Within the data that follows, set down exactly the lines from the one containing "Recreate this image" through the one containing "plt.rcParams['mathtext.fontset'] = 'dejavuserif'", both ends included.

━━━━━━━━━━━━━━━━

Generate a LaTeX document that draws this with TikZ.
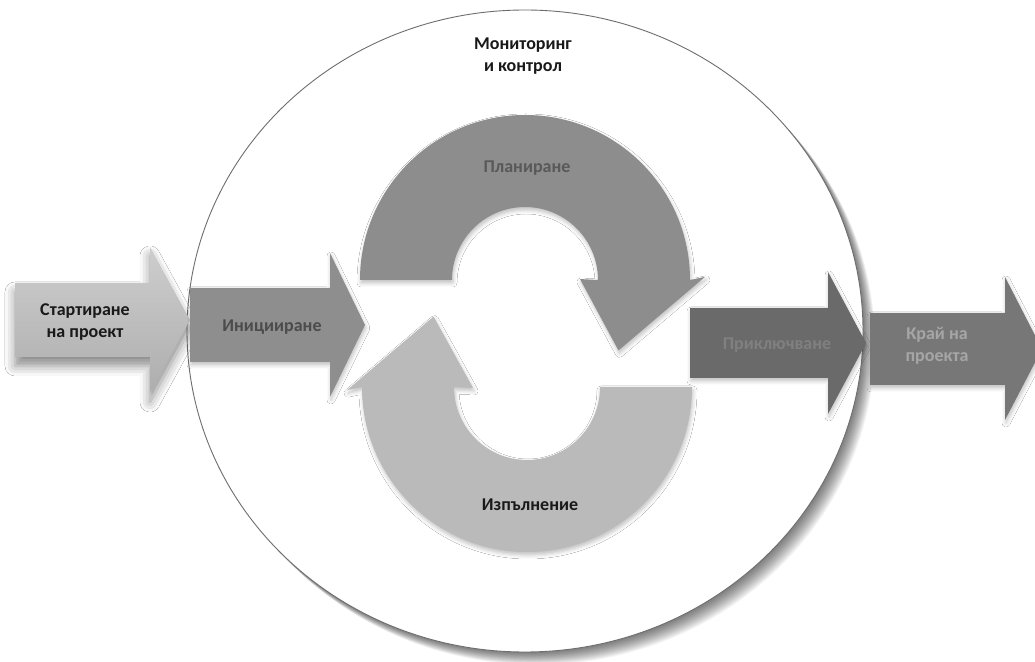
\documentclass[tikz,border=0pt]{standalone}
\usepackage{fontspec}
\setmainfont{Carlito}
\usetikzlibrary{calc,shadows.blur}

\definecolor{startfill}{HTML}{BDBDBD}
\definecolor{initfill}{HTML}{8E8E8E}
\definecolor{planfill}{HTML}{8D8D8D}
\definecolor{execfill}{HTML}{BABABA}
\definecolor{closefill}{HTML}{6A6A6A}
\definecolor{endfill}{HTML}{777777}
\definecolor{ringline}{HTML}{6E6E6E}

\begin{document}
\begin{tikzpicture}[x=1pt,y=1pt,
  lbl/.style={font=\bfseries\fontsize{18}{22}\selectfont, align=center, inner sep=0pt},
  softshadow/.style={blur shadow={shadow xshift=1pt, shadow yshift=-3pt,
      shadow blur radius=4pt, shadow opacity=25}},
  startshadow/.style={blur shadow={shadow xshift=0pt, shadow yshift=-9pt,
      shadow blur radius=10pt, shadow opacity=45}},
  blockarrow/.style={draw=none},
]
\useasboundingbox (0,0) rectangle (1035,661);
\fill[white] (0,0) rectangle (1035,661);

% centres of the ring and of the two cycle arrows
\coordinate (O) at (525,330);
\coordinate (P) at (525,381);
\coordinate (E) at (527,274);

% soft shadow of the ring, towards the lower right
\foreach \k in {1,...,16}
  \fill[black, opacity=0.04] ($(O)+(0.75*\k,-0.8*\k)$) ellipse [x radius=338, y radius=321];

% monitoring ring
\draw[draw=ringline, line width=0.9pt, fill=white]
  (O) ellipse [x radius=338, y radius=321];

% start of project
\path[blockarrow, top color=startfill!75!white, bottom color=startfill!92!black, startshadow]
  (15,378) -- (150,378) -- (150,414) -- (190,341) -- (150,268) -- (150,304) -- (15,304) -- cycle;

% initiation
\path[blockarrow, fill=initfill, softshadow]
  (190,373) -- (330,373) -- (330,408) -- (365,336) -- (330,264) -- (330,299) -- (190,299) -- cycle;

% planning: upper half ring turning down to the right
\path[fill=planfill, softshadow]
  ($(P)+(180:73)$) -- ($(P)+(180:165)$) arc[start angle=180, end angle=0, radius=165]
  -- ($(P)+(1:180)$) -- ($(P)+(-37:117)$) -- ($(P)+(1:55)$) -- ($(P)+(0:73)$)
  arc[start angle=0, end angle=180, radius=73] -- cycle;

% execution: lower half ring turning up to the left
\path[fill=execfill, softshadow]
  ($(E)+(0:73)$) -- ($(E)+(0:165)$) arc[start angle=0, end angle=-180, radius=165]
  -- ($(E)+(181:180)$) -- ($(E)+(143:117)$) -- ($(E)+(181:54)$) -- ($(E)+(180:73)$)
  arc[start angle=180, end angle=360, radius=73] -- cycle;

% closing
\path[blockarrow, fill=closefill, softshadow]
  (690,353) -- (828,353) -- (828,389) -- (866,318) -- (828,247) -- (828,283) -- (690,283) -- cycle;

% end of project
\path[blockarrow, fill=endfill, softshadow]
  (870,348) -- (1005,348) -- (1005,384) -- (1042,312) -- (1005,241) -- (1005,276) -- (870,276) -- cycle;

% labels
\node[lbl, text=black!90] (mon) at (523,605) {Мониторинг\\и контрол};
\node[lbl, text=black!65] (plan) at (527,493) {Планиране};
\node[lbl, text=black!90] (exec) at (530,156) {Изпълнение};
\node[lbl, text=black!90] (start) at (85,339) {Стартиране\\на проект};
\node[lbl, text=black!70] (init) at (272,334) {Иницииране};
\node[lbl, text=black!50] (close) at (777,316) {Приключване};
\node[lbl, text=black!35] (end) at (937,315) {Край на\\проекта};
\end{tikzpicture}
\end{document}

━━━━━━━━━━━━━━━━

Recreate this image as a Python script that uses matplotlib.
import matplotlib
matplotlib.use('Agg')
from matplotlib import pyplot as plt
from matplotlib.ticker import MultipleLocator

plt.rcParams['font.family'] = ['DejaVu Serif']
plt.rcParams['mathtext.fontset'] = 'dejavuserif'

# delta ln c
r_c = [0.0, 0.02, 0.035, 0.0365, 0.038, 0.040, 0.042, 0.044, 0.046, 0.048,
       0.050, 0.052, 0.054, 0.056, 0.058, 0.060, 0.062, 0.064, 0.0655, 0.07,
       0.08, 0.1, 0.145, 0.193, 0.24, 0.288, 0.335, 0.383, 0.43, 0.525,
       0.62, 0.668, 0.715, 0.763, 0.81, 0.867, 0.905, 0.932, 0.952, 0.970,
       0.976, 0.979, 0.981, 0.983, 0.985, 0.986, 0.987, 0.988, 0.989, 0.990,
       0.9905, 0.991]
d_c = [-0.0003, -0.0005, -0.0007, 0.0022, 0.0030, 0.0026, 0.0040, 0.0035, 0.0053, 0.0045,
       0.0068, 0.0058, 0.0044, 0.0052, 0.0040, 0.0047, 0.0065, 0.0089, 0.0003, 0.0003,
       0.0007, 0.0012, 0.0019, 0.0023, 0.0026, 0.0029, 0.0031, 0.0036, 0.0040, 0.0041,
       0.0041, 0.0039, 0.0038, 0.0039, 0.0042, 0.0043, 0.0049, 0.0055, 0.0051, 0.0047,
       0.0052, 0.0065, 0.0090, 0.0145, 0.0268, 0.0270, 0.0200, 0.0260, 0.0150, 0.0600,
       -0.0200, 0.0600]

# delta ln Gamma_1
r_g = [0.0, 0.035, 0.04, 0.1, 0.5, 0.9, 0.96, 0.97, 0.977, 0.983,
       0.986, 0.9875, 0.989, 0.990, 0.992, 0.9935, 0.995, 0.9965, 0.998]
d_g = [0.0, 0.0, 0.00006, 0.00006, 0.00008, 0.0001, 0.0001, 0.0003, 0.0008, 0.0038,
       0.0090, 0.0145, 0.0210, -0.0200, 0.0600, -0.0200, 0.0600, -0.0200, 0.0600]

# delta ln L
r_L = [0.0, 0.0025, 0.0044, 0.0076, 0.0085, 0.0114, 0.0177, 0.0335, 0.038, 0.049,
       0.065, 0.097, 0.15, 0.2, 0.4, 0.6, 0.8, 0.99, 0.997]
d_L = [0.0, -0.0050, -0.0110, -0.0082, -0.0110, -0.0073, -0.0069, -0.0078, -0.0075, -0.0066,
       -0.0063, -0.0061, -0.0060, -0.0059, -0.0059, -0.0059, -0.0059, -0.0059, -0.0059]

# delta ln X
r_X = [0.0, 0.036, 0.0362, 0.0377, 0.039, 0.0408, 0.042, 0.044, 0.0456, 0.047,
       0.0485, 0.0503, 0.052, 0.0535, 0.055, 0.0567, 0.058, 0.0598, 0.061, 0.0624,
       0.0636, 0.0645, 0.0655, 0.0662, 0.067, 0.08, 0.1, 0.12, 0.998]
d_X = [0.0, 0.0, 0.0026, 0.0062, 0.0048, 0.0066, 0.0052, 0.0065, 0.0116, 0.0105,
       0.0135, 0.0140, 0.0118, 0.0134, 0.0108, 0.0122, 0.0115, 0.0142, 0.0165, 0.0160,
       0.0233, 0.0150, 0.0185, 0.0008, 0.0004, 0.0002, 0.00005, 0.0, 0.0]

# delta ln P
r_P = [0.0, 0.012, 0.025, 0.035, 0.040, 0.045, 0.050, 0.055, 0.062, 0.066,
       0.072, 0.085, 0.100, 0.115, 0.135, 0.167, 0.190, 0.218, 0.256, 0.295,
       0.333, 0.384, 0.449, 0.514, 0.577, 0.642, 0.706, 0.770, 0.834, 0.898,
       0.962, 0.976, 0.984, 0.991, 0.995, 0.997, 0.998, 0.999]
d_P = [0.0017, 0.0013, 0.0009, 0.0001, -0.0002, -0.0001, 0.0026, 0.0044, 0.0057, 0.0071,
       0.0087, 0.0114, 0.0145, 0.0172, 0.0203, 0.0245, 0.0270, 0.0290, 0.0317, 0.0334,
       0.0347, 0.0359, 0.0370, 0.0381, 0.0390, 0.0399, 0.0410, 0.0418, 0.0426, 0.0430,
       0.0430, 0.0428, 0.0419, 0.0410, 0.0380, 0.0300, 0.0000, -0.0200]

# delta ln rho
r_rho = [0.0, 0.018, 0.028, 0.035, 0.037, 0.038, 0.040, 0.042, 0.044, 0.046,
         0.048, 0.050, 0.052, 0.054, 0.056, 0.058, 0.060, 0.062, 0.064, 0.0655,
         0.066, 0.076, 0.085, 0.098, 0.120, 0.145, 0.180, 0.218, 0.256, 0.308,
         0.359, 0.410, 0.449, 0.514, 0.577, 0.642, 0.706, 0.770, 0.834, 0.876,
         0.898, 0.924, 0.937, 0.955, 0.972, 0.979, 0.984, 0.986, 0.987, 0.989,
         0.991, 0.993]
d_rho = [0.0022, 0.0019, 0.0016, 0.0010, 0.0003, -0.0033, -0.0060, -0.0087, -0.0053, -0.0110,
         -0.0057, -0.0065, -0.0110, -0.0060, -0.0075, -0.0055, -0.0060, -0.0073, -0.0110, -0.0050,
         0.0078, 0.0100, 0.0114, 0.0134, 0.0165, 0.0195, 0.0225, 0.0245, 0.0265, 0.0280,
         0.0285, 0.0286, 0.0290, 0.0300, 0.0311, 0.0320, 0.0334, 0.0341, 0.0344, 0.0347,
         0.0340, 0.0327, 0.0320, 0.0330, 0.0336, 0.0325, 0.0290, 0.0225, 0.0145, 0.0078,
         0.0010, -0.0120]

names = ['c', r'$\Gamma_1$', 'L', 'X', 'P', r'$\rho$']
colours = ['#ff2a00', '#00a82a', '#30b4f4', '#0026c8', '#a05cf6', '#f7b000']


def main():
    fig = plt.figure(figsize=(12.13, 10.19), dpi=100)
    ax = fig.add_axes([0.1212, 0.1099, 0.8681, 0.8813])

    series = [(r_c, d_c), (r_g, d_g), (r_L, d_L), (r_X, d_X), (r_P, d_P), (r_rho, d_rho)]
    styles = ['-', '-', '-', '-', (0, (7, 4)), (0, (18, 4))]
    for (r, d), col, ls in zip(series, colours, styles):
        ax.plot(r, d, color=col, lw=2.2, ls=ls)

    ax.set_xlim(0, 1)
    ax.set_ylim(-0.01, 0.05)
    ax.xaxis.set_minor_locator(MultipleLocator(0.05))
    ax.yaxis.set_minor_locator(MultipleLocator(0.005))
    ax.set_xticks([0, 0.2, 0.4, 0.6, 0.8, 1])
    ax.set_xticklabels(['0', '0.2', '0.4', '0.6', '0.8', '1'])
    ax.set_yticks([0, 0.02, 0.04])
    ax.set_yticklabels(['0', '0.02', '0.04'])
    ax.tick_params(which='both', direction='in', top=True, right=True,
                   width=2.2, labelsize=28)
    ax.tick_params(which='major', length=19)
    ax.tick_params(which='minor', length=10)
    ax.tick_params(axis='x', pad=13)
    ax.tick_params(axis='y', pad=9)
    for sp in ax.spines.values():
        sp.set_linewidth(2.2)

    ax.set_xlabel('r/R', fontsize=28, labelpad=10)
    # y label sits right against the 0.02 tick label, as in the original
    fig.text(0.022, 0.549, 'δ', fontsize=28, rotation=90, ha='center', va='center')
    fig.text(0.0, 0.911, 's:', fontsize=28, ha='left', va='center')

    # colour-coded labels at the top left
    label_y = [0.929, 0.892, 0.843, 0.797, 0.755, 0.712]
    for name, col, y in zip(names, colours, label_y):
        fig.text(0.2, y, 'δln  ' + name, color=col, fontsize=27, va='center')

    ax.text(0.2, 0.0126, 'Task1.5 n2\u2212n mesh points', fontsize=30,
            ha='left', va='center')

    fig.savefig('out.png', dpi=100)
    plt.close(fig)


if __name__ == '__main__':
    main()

━━━━━━━━━━━━━━━━

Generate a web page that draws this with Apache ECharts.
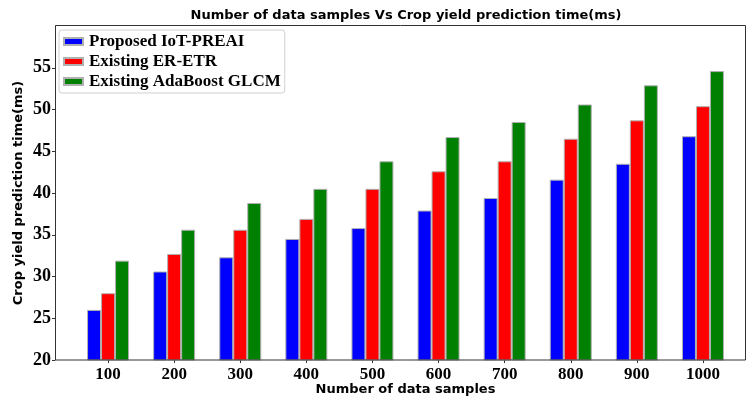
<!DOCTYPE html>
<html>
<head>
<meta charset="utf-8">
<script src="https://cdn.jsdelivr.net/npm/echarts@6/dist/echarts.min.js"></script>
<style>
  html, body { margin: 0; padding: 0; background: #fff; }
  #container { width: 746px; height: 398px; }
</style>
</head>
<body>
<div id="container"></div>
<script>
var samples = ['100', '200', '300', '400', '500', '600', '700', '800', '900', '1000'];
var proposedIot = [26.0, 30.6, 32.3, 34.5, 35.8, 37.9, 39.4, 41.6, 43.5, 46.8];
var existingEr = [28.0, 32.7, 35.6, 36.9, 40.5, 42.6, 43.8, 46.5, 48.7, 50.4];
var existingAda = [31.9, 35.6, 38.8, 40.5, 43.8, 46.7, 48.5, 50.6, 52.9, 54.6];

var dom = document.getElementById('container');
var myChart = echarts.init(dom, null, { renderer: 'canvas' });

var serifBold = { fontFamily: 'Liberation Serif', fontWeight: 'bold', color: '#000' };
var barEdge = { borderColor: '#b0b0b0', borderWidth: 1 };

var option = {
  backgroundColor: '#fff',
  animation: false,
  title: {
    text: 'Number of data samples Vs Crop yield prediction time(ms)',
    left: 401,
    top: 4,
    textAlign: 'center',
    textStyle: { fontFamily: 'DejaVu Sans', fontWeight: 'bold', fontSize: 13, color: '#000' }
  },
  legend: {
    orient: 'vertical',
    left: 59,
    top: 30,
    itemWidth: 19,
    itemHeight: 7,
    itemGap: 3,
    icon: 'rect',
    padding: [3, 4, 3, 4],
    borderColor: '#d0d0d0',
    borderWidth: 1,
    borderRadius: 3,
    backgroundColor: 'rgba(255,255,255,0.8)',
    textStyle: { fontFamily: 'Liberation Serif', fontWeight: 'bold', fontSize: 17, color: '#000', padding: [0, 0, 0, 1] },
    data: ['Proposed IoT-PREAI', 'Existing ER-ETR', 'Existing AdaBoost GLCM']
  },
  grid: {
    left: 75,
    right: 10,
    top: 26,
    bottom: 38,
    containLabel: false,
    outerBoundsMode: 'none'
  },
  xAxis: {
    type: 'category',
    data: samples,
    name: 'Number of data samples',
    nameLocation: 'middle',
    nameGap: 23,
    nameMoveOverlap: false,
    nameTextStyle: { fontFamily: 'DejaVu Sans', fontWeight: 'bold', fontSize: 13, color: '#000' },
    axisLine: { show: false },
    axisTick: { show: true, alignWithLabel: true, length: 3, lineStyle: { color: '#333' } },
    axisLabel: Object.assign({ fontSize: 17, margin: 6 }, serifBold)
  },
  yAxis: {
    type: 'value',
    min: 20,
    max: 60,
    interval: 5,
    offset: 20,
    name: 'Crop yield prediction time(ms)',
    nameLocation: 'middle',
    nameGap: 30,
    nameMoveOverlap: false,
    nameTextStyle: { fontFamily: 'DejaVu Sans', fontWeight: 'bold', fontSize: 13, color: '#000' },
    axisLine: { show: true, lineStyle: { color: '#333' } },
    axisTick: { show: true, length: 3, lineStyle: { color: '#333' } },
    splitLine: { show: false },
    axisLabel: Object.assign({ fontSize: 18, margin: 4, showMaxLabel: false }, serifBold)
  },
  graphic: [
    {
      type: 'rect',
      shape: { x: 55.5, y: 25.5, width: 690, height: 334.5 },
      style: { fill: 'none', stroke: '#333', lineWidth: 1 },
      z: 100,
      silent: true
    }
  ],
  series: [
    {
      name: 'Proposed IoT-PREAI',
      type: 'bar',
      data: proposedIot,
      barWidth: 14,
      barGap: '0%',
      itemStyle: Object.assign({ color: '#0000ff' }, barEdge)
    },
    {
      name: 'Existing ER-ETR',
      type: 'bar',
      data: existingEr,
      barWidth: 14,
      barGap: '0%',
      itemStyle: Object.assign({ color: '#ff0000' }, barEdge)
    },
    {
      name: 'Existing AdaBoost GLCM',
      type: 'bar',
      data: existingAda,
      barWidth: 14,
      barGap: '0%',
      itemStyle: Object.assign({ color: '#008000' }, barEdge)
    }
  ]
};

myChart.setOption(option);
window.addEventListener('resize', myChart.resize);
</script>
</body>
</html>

━━━━━━━━━━━━━━━━

• Answer below:
Recreate this image as a Python script that uses matplotlib.
import matplotlib
matplotlib.use('Agg')
from matplotlib import pyplot as plt
from matplotlib.ticker import MultipleLocator

plt.rcParams['font.family'] = ['DejaVu Serif']
plt.rcParams['mathtext.fontset'] = 'dejavuserif'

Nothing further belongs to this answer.